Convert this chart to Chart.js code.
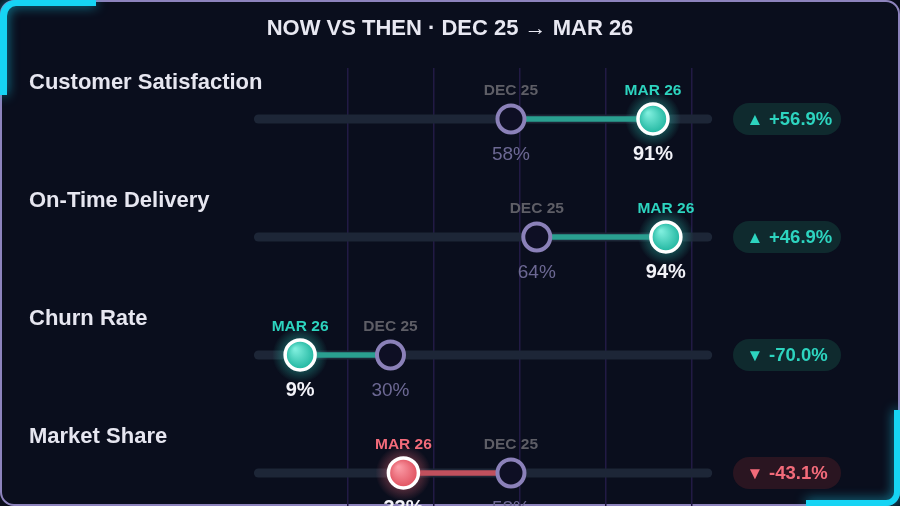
<!DOCTYPE html>
<html lang="en">
<head>
    <meta charset="UTF-8">
    <script src="https://cdn.jsdelivr.net/npm/chart.js"></script>
    <title>Now vs Then</title>
    <style>
        html, body { margin: 0; padding: 0; background: #0a0d1b; }
        .card {
            position: absolute; left: 0; top: 0; width: 900px; height: 506px;
            box-sizing: border-box; border: 2px solid #8d83bd; border-radius: 14px;
            background: #0a0e1d; overflow: hidden;
        }
        #grafico { position: absolute; left: 0; top: 0; width: 900px; height: 506px; }
        .canto { position: absolute; border-color: #16d4f4; border-style: solid;
                 filter: drop-shadow(0 0 6px rgba(22, 212, 244, 0.7)); }
        .canto.tl { left: 0; top: 0; width: 89px; height: 89px;
                    border-width: 6px 0 0 7px; border-top-left-radius: 16px; }
        .canto.br { right: 0; bottom: 0; width: 88px; height: 90px;
                    border-width: 0 6px 6px 0; border-bottom-right-radius: 14px; }
    </style>
</head>
<body>
    <div class="card"></div>
    <canvas id="grafico" width="900" height="506"></canvas>
    <div class="canto tl"></div>
    <div class="canto br"></div>

    <script>
        const titulo = 'NOW VS THEN · DEC 25 → MAR 26';
        const metricas = ['Customer Satisfaction', 'On-Time Delivery', 'Churn Rate', 'Market Share'];
        const dec25 = [58, 64, 30, 58];
        const mar26 = [91, 94, 9, 33];
        const variacao = [56.9, 46.9, -70.0, -43.1];
        const maiorMelhor = [true, true, false, true];
        const linhas = [0, 1, 2, 3];

        const TEAL = '#2dd4bf';
        const RED = '#f26b7a';

        function bom(i) {
            return maiorMelhor[i] ? variacao[i] >= 0 : variacao[i] <= 0;
        }

        const conectores = linhas.map(i => ({
            type: 'line',
            data: [{ x: dec25[i], y: i }, { x: mar26[i], y: i }],
            borderColor: bom(i) ? '#2a9f90' : '#c0505d',
            borderWidth: 5.5,
            pointRadius: 0,
            order: 3,
            clip: false
        }));

        const ctx = document.getElementById('grafico');

        const fundoTrilho = {
            id: 'fundoTrilho',
            beforeDatasetsDraw(chart) {
                const c = chart.ctx, xs = chart.scales.x, ys = chart.scales.y;
                c.save();
                c.lineCap = 'round';
                c.lineWidth = 9;
                c.strokeStyle = '#1d2637';
                linhas.forEach(i => {
                    const y = ys.getPixelForValue(i);
                    c.beginPath();
                    c.moveTo(xs.getPixelForValue(0) - 3, y);
                    c.lineTo(xs.getPixelForValue(100) + 16, y);
                    c.stroke();
                });
                // brilho dos marcadores MAR 26
                linhas.forEach(i => {
                    const x = xs.getPixelForValue(mar26[i]), y = ys.getPixelForValue(i);
                    const g = c.createRadialGradient(x, y, 14, x, y, 28);
                    const cor = bom(i) ? '45,212,191' : '242,107,122';
                    g.addColorStop(0, 'rgba(' + cor + ',0.35)');
                    g.addColorStop(1, 'rgba(' + cor + ',0)');
                    c.fillStyle = g;
                    c.beginPath();
                    c.arc(x, y, 28, 0, Math.PI * 2);
                    c.fill();
                });
                c.restore();
            }
        };

        const textos = {
            id: 'textos',
            afterDatasetsDraw(chart) {
                const c = chart.ctx, xs = chart.scales.x, ys = chart.scales.y;
                const fonte = '"Liberation Sans", Arial, sans-serif';
                c.save();
                c.textBaseline = 'middle';

                c.textAlign = 'center';
                c.fillStyle = '#e8e8f2';
                c.font = 'bold 22px ' + fonte;
                c.fillText(titulo, 450, 29);

                linhas.forEach(i => {
                    const y = ys.getPixelForValue(i);
                    const xd = xs.getPixelForValue(dec25[i]);
                    const xm = xs.getPixelForValue(mar26[i]);
                    const cor = bom(i) ? TEAL : RED;

                    c.textAlign = 'left';
                    c.fillStyle = '#e6e6f0';
                    c.font = 'bold 22px ' + fonte;
                    c.fillText(metricas[i], 29, y - 36);

                    c.textAlign = 'center';
                    c.font = 'bold 15.5px ' + fonte;
                    c.fillStyle = '#5e5e66';
                    c.fillText('DEC 25', xd, y - 28);
                    c.fillStyle = cor;
                    c.fillText('MAR 26', xm, y - 28);

                    c.font = '19px ' + fonte;
                    c.fillStyle = '#6c6893';
                    c.fillText(dec25[i] + '%', xd, y + 36);
                    c.font = 'bold 20px ' + fonte;
                    c.fillStyle = '#f2f2f8';
                    c.fillText(mar26[i] + '%', xm, y + 36);

                    // pílula de variação
                    const px = 733, pw = 108, ph = 32;
                    c.fillStyle = bom(i) ? '#0f2a2e' : '#2a1521';
                    c.beginPath();
                    c.roundRect(px, y - ph / 2, pw, ph, ph / 2);
                    c.fill();
                    c.fillStyle = cor;
                    c.font = 'bold 17px ' + fonte;
                    c.fillText(variacao[i] >= 0 ? '▲' : '▼', px + 22, y + 1);
                    c.textAlign = 'left';
                    c.font = 'bold 18.5px ' + fonte;
                    const sinal = variacao[i] >= 0 ? '+' : '';
                    c.fillText(sinal + variacao[i].toFixed(1) + '%', px + 36, y + 1);
                });
                c.restore();
            }
        };

        function gradienteMarcador(context) {
            const i = context.dataIndex;
            const el = context.element;
            if (!el || el.x === undefined) return bom(i) ? TEAL : RED;
            const c = context.chart.ctx;
            const g = c.createRadialGradient(el.x - 5, el.y - 6, 1, el.x, el.y, 15);
            if (bom(i)) {
                g.addColorStop(0, '#7eeedd');
                g.addColorStop(1, '#1fb59f');
            } else {
                g.addColorStop(0, '#fb9ba6');
                g.addColorStop(1, '#e0515f');
            }
            return g;
        }

        const grafico = new Chart(ctx, {
            type: 'scatter',
            data: {
                datasets: [
                    ...conectores,
                    {
                        label: 'DEC 25',
                        data: linhas.map(i => ({ x: dec25[i], y: i })),
                        pointRadius: 13.5,
                        backgroundColor: '#0e0f24',
                        borderColor: '#8b81b9',
                        borderWidth: 4,
                        order: 2,
                        clip: false
                    },
                    {
                        label: 'MAR 26',
                        data: linhas.map(i => ({ x: mar26[i], y: i })),
                        pointRadius: 15,
                        backgroundColor: gradienteMarcador,
                        borderColor: '#ffffff',
                        borderWidth: 3.5,
                        order: 1,
                        clip: false
                    }
                ]
            },
            options: {
                responsive: false,
                animation: false,
                events: [],
                layout: {
                    autoPadding: false,
                    padding: { left: 261.4, right: 208.3, top: 68, bottom: 0 }
                },
                plugins: { legend: { display: false }, tooltip: { enabled: false } },
                scales: {
                    x: {
                        type: 'linear',
                        min: 0,
                        max: 100,
                        ticks: { display: false, stepSize: 20, padding: 0 },
                        border: { display: false },
                        afterFit: s => { s.height = 0; },
                        grid: {
                            drawTicks: false,
                            lineWidth: 1.5,
                            color: c => c.tick && c.tick.value === 0 ? 'rgba(0,0,0,0)' : '#221a45'
                        }
                    },
                    y: {
                        type: 'linear',
                        display: false,
                        reverse: true,
                        min: -0.432,
                        max: 3.28
                    }
                }
            },
            plugins: [fundoTrilho, textos]
        });
    </script>
</body>
</html>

# WHAT THE TASK REQUIRES:
Write out again every line above exactly as given; the pictures do not belong in the copy.

# WRITTEN RESPONSE:
Convert this chart to Chart.js code.
<!DOCTYPE html>
<html lang="en">
<head>
    <meta charset="UTF-8">
    <script src="https://cdn.jsdelivr.net/npm/chart.js"></script>
    <title>Now vs Then</title>
    <style>
        html, body { margin: 0; padding: 0; background: #0a0d1b; }
        .card {
            position: absolute; left: 0; top: 0; width: 900px; height: 506px;
            box-sizing: border-box; border: 2px solid #8d83bd; border-radius: 14px;
            background: #0a0e1d; overflow: hidden;
        }
        #grafico { position: absolute; left: 0; top: 0; width: 900px; height: 506px; }
        .canto { position: absolute; border-color: #16d4f4; border-style: solid;
                 filter: drop-shadow(0 0 6px rgba(22, 212, 244, 0.7)); }
        .canto.tl { left: 0; top: 0; width: 89px; height: 89px;
                    border-width: 6px 0 0 7px; border-top-left-radius: 16px; }
        .canto.br { right: 0; bottom: 0; width: 88px; height: 90px;
                    border-width: 0 6px 6px 0; border-bottom-right-radius: 14px; }
    </style>
</head>
<body>
    <div class="card"></div>
    <canvas id="grafico" width="900" height="506"></canvas>
    <div class="canto tl"></div>
    <div class="canto br"></div>

    <script>
        const titulo = 'NOW VS THEN · DEC 25 → MAR 26';
        const metricas = ['Customer Satisfaction', 'On-Time Delivery', 'Churn Rate', 'Market Share'];
        const dec25 = [58, 64, 30, 58];
        const mar26 = [91, 94, 9, 33];
        const variacao = [56.9, 46.9, -70.0, -43.1];
        const maiorMelhor = [true, true, false, true];
        const linhas = [0, 1, 2, 3];

        const TEAL = '#2dd4bf';
        const RED = '#f26b7a';

        function bom(i) {
            return maiorMelhor[i] ? variacao[i] >= 0 : variacao[i] <= 0;
        }

        const conectores = linhas.map(i => ({
            type: 'line',
            data: [{ x: dec25[i], y: i }, { x: mar26[i], y: i }],
            borderColor: bom(i) ? '#2a9f90' : '#c0505d',
            borderWidth: 5.5,
            pointRadius: 0,
            order: 3,
            clip: false
        }));

        const ctx = document.getElementById('grafico');

        const fundoTrilho = {
            id: 'fundoTrilho',
            beforeDatasetsDraw(chart) {
                const c = chart.ctx, xs = chart.scales.x, ys = chart.scales.y;
                c.save();
                c.lineCap = 'round';
                c.lineWidth = 9;
                c.strokeStyle = '#1d2637';
                linhas.forEach(i => {
                    const y = ys.getPixelForValue(i);
                    c.beginPath();
                    c.moveTo(xs.getPixelForValue(0) - 3, y);
                    c.lineTo(xs.getPixelForValue(100) + 16, y);
                    c.stroke();
                });
                // brilho dos marcadores MAR 26
                linhas.forEach(i => {
                    const x = xs.getPixelForValue(mar26[i]), y = ys.getPixelForValue(i);
                    const g = c.createRadialGradient(x, y, 14, x, y, 28);
                    const cor = bom(i) ? '45,212,191' : '242,107,122';
                    g.addColorStop(0, 'rgba(' + cor + ',0.35)');
                    g.addColorStop(1, 'rgba(' + cor + ',0)');
                    c.fillStyle = g;
                    c.beginPath();
                    c.arc(x, y, 28, 0, Math.PI * 2);
                    c.fill();
                });
                c.restore();
            }
        };

        const textos = {
            id: 'textos',
            afterDatasetsDraw(chart) {
                const c = chart.ctx, xs = chart.scales.x, ys = chart.scales.y;
                const fonte = '"Liberation Sans", Arial, sans-serif';
                c.save();
                c.textBaseline = 'middle';

                c.textAlign = 'center';
                c.fillStyle = '#e8e8f2';
                c.font = 'bold 22px ' + fonte;
                c.fillText(titulo, 450, 29);

                linhas.forEach(i => {
                    const y = ys.getPixelForValue(i);
                    const xd = xs.getPixelForValue(dec25[i]);
                    const xm = xs.getPixelForValue(mar26[i]);
                    const cor = bom(i) ? TEAL : RED;

                    c.textAlign = 'left';
                    c.fillStyle = '#e6e6f0';
                    c.font = 'bold 22px ' + fonte;
                    c.fillText(metricas[i], 29, y - 36);

                    c.textAlign = 'center';
                    c.font = 'bold 15.5px ' + fonte;
                    c.fillStyle = '#5e5e66';
                    c.fillText('DEC 25', xd, y - 28);
                    c.fillStyle = cor;
                    c.fillText('MAR 26', xm, y - 28);

                    c.font = '19px ' + fonte;
                    c.fillStyle = '#6c6893';
                    c.fillText(dec25[i] + '%', xd, y + 36);
                    c.font = 'bold 20px ' + fonte;
                    c.fillStyle = '#f2f2f8';
                    c.fillText(mar26[i] + '%', xm, y + 36);

                    // pílula de variação
                    const px = 733, pw = 108, ph = 32;
                    c.fillStyle = bom(i) ? '#0f2a2e' : '#2a1521';
                    c.beginPath();
                    c.roundRect(px, y - ph / 2, pw, ph, ph / 2);
                    c.fill();
                    c.fillStyle = cor;
                    c.font = 'bold 17px ' + fonte;
                    c.fillText(variacao[i] >= 0 ? '▲' : '▼', px + 22, y + 1);
                    c.textAlign = 'left';
                    c.font = 'bold 18.5px ' + fonte;
                    const sinal = variacao[i] >= 0 ? '+' : '';
                    c.fillText(sinal + variacao[i].toFixed(1) + '%', px + 36, y + 1);
                });
                c.restore();
            }
        };

        function gradienteMarcador(context) {
            const i = context.dataIndex;
            const el = context.element;
            if (!el || el.x === undefined) return bom(i) ? TEAL : RED;
            const c = context.chart.ctx;
            const g = c.createRadialGradient(el.x - 5, el.y - 6, 1, el.x, el.y, 15);
            if (bom(i)) {
                g.addColorStop(0, '#7eeedd');
                g.addColorStop(1, '#1fb59f');
            } else {
                g.addColorStop(0, '#fb9ba6');
                g.addColorStop(1, '#e0515f');
            }
            return g;
        }

        const grafico = new Chart(ctx, {
            type: 'scatter',
            data: {
                datasets: [
                    ...conectores,
                    {
                        label: 'DEC 25',
                        data: linhas.map(i => ({ x: dec25[i], y: i })),
                        pointRadius: 13.5,
                        backgroundColor: '#0e0f24',
                        borderColor: '#8b81b9',
                        borderWidth: 4,
                        order: 2,
                        clip: false
                    },
                    {
                        label: 'MAR 26',
                        data: linhas.map(i => ({ x: mar26[i], y: i })),
                        pointRadius: 15,
                        backgroundColor: gradienteMarcador,
                        borderColor: '#ffffff',
                        borderWidth: 3.5,
                        order: 1,
                        clip: false
                    }
                ]
            },
            options: {
                responsive: false,
                animation: false,
                events: [],
                layout: {
                    autoPadding: false,
                    padding: { left: 261.4, right: 208.3, top: 68, bottom: 0 }
                },
                plugins: { legend: { display: false }, tooltip: { enabled: false } },
                scales: {
                    x: {
                        type: 'linear',
                        min: 0,
                        max: 100,
                        ticks: { display: false, stepSize: 20, padding: 0 },
                        border: { display: false },
                        afterFit: s => { s.height = 0; },
                        grid: {
                            drawTicks: false,
                            lineWidth: 1.5,
                            color: c => c.tick && c.tick.value === 0 ? 'rgba(0,0,0,0)' : '#221a45'
                        }
                    },
                    y: {
                        type: 'linear',
                        display: false,
                        reverse: true,
                        min: -0.432,
                        max: 3.28
                    }
                }
            },
            plugins: [fundoTrilho, textos]
        });
    </script>
</body>
</html>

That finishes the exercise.